Recorded data
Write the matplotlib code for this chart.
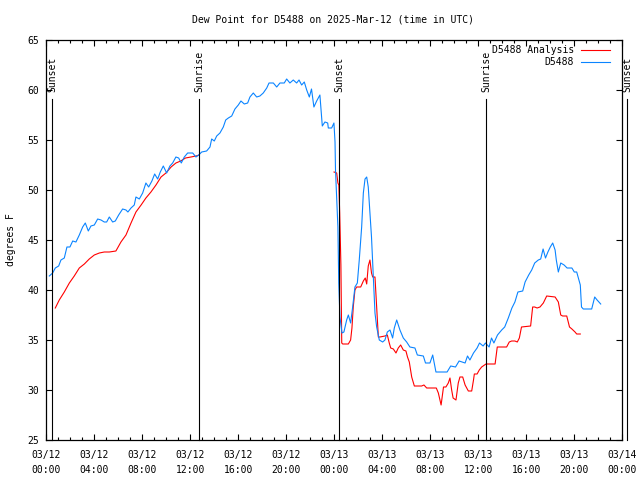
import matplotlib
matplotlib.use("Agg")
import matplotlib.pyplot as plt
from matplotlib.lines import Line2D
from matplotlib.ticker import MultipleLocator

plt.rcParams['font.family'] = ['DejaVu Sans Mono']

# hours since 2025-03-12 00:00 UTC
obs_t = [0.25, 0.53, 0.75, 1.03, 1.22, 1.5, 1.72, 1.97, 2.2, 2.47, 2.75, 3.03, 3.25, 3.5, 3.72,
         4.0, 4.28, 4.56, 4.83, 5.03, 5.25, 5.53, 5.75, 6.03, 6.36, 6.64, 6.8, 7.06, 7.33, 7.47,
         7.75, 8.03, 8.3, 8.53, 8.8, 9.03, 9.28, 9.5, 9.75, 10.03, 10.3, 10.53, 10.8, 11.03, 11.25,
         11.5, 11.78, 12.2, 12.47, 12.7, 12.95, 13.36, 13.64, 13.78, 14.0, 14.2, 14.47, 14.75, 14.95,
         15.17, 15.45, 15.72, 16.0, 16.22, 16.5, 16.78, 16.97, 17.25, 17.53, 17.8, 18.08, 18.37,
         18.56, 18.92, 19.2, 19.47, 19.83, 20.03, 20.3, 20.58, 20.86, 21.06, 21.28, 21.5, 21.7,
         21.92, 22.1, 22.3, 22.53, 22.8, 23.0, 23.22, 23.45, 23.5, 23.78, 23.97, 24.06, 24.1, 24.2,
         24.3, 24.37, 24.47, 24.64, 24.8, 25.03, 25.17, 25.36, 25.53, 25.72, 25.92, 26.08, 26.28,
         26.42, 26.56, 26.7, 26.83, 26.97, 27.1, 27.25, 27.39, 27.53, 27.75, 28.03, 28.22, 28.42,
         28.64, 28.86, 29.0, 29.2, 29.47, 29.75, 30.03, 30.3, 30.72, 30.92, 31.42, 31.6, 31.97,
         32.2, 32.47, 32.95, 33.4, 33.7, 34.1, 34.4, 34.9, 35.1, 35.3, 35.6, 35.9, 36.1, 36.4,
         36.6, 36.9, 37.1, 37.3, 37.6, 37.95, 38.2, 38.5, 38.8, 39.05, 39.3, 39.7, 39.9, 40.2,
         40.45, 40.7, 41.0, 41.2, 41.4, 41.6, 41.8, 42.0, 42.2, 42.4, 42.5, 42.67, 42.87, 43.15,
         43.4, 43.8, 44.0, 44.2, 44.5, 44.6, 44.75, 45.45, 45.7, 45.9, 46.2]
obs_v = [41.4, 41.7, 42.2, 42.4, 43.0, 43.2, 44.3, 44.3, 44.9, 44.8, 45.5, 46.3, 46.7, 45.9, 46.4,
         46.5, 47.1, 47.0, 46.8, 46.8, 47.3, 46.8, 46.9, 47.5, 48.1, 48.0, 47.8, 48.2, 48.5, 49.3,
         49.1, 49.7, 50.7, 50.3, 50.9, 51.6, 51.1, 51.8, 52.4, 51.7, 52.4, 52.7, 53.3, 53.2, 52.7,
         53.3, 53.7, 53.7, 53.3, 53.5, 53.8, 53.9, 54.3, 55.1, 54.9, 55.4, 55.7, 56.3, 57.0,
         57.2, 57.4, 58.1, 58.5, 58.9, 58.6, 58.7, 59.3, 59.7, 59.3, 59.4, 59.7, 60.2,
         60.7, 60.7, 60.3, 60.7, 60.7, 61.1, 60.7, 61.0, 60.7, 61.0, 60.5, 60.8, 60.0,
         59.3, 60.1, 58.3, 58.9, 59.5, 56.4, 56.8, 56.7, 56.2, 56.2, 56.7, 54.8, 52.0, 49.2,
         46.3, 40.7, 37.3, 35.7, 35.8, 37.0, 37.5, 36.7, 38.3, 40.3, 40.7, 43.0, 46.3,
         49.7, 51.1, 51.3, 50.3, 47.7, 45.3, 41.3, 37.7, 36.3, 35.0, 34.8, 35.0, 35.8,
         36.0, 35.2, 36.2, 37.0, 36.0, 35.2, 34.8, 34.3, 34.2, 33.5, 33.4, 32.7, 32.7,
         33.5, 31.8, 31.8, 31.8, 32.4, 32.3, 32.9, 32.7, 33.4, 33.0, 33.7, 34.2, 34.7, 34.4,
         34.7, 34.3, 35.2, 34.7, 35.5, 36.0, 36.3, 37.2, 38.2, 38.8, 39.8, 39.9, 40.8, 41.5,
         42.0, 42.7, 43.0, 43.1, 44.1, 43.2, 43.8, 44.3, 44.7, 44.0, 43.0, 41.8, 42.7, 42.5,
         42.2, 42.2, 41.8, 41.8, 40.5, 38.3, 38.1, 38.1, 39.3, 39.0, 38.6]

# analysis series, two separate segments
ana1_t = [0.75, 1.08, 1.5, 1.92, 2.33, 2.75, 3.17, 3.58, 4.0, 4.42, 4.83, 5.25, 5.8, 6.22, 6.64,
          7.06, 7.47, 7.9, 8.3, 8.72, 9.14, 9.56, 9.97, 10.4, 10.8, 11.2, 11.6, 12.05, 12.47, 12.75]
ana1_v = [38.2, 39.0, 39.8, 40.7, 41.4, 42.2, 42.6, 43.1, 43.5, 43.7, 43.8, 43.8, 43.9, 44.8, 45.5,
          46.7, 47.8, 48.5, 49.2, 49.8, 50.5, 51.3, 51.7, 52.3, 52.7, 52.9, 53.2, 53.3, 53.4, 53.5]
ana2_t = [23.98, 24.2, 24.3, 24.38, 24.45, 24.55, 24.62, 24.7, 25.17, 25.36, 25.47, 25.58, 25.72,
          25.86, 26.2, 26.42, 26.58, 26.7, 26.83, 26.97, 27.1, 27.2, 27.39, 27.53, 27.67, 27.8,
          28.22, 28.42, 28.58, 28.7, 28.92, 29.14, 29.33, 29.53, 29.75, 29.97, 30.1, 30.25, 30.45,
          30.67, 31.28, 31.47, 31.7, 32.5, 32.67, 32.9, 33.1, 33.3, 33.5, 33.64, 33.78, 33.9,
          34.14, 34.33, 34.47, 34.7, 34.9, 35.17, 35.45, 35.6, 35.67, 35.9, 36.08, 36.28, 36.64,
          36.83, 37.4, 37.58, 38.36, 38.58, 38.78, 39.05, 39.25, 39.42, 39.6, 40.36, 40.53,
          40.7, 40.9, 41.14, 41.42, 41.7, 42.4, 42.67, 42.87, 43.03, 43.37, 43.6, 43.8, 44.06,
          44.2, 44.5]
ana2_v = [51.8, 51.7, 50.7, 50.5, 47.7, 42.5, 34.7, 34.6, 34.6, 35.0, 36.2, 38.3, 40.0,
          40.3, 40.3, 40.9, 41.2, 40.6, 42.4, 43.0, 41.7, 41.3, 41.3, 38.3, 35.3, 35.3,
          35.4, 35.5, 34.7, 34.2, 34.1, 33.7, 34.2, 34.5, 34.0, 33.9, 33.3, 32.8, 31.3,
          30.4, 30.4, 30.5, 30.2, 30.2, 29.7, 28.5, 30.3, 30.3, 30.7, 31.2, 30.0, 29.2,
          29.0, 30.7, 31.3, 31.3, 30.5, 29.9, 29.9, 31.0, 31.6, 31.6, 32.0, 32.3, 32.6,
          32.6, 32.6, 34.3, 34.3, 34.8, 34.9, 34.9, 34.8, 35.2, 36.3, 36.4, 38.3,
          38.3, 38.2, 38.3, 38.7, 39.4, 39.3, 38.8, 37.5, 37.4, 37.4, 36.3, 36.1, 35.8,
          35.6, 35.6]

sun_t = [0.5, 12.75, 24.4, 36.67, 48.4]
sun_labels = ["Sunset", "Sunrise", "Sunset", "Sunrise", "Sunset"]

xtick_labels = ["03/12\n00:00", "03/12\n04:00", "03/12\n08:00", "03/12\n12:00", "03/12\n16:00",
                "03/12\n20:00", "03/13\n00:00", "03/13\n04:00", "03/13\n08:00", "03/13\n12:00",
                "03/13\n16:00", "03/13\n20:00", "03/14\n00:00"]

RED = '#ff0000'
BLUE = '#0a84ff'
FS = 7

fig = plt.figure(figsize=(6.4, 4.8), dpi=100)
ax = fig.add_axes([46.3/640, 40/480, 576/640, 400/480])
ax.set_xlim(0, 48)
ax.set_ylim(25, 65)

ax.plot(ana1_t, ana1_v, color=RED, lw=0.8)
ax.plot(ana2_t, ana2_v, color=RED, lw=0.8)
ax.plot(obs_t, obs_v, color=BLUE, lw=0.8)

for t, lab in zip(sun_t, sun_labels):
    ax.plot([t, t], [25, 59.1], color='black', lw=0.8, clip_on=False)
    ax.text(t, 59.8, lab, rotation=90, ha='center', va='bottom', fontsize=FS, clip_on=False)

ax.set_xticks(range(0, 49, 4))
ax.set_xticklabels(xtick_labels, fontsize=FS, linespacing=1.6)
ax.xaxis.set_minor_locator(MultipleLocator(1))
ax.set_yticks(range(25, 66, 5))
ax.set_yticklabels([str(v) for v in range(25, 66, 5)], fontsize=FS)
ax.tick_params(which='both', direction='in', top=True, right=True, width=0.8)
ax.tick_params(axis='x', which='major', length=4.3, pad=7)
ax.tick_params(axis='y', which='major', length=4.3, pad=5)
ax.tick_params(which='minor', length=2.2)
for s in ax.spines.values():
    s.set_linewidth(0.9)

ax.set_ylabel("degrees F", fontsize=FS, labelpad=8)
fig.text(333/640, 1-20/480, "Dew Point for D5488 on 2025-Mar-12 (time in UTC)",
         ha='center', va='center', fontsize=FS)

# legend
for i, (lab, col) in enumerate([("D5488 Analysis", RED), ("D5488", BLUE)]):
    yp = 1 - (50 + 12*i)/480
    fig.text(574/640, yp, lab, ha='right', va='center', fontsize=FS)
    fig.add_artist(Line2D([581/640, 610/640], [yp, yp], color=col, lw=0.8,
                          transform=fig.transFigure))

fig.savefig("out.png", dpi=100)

Short task
Copy nothing but the lines from the top of the data down to the line containing "plt.rcParams['font.family'] = ['DejaVu", and leave the pictures out.

Response
Write the matplotlib code for this chart.
import matplotlib
matplotlib.use("Agg")
import matplotlib.pyplot as plt
from matplotlib.lines import Line2D
from matplotlib.ticker import MultipleLocator

plt.rcParams['font.family'] = ['DejaVu Sans Mono']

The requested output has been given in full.